Another 54mm outing for Fistful of Lead, this time taking place in the killing grounds of the American Civil War. Tim C, John and Tim G (proud owner of a new US Cavalry hat) took the dull northerners, while Jerry and I were the plucky Rebs.

Various sorting of playsheets and toys taking place. The Rebs had to hold the bridge and road until nightfall, while the Yanks had to take them. Nightfall and/or the arrival of massive US reinforcements was signalled by the playing the sixth joker by each side.

Jerry had a very appropriate butternut hat.

While John sported this rather grand US Generals kepi. You do realise we only play these games in order to wear our hats in public.

The Rebs. A squad of infantry with an officer, and a squad of Zoaves armed with proper rifles.

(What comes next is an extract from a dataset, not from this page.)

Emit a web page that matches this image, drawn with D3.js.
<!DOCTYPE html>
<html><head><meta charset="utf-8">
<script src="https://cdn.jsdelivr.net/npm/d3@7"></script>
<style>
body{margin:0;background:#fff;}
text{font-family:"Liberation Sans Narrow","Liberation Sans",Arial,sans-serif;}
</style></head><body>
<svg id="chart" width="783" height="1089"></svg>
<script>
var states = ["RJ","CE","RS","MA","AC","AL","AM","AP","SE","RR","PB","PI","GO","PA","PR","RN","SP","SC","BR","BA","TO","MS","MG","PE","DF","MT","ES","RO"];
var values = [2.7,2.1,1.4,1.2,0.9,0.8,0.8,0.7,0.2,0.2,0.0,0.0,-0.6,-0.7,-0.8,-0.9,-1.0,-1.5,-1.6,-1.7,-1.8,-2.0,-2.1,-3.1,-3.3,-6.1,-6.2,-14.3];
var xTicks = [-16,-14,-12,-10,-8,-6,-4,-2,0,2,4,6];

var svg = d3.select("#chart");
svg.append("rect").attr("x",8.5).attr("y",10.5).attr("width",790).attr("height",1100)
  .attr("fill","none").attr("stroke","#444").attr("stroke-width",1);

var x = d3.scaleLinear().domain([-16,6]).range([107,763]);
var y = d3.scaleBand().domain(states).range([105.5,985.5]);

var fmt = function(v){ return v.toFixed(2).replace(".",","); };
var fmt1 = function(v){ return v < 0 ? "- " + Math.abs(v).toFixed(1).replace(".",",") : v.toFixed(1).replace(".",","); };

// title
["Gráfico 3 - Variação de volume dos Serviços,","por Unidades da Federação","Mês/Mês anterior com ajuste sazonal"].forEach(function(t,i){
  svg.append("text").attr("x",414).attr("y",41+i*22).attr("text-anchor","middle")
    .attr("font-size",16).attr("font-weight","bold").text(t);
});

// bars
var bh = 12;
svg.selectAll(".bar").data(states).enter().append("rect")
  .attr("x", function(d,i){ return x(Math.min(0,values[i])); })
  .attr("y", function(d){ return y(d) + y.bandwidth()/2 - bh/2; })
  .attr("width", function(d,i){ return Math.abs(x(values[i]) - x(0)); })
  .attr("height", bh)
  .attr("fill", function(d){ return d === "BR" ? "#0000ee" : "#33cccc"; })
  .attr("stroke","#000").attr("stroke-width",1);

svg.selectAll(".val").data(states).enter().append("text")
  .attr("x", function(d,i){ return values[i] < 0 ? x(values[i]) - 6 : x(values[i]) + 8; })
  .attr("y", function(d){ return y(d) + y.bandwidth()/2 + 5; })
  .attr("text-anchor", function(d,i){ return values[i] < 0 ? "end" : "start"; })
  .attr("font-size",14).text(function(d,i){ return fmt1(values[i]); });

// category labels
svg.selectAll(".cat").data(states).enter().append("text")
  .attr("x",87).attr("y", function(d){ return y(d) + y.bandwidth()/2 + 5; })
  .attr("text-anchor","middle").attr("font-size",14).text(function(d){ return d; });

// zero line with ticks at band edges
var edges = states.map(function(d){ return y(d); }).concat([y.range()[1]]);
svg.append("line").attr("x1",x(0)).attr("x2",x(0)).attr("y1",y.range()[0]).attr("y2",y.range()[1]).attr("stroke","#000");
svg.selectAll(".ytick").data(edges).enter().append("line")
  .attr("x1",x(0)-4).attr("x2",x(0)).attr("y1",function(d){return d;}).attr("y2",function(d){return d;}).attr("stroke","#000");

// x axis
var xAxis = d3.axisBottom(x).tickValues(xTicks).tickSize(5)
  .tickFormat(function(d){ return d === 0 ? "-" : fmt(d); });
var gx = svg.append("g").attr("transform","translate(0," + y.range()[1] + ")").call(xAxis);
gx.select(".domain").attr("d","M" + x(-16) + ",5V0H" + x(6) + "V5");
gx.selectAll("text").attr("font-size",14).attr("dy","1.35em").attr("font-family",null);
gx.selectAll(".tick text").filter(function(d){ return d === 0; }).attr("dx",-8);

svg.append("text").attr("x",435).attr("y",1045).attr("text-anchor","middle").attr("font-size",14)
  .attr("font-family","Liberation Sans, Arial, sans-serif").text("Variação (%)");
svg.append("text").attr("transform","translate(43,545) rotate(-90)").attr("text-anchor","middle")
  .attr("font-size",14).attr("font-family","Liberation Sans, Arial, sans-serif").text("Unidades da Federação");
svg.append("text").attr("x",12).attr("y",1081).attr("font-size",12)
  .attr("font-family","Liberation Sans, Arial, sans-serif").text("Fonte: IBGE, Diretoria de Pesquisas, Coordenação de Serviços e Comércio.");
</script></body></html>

The Union commanders confer. They had three equal units of infantrymen.

We put the regular infantry forward into the tree line with a bridge guard. The Zoaves hung back to take advantage of the range of their rifles (even if the reload times were hideous). The Union lines were soon engaged with hot fire.

World class pointing from John. The Union plan was apparently to walk slowly forwards towards the enemy. Already one of their number has fallen wounded.

My Zouaves opened fire. The little black markers indicate the figure is unloaded. Rifles take up to four(!) actions to reload, whereas the more normal rifled muskets only take one action. The 'six' cards which allow an automatic reload were highly valued by the Zouaves. 

The bridge guard was out first fatality. In death his rifle appears to have morphed into a cannon swab.

The Union troops directly opposite my troops were gradually worn down by long range fire. 

Johns remaining troops were under heavy fire. Fortunately the Union infantry seemed reluctant to close to effective range, which means the trees continued to provide excellent concealment against their long range musketry.

The Union centre was looking a bit ragged by now.

In a shock development one of the Union soldiers ran for the bridge.

He kept on going and promptly bayonetted one of the Rebel infantrymen. What a hero!

The Rebel officer was somewhat put out by this and rushed over to help with his sword and Navy Colt.

Sadly, if  Stephen Crane has taught us anything about the ACW, it is that heroism usually results in a 'Red Badge of Courage'. The lone Union infantrymen was gunned down by the rebel officer.

The bridge approaches were now littered with wounded or cowering Union soldiers.

While our forward firing line was still holding on.

And the Zouaves hadn't suffered a scratch. So at that point it was fairly obvious that the Union weren't going to take the bridge, so we called it a day. "A fly spec on Headquarters maps" as the Union Captain in The Good, The Bad and The Ugly observed, and as Clint himself said "I've never seen so many men wasted so badly".

In retrospect the Union would have better off massing their troops against our forward detachment and closing to effective range as fast as possible, accepting the losses on the way in. At long range against troops in cover they only had a 20% chance to hit, whereas out aimed rifle fire had a 40% chance. At close range the firepower differential was much more even (50% vs 60%) and their superior numbers would have blown us away.

So, another fun game, although this one seemed to take a bit longer than the previous one, partly as we kept forgetting which cards we all had and partly as it bogged down into an indecisive long range firefight (all very realistic no doubt).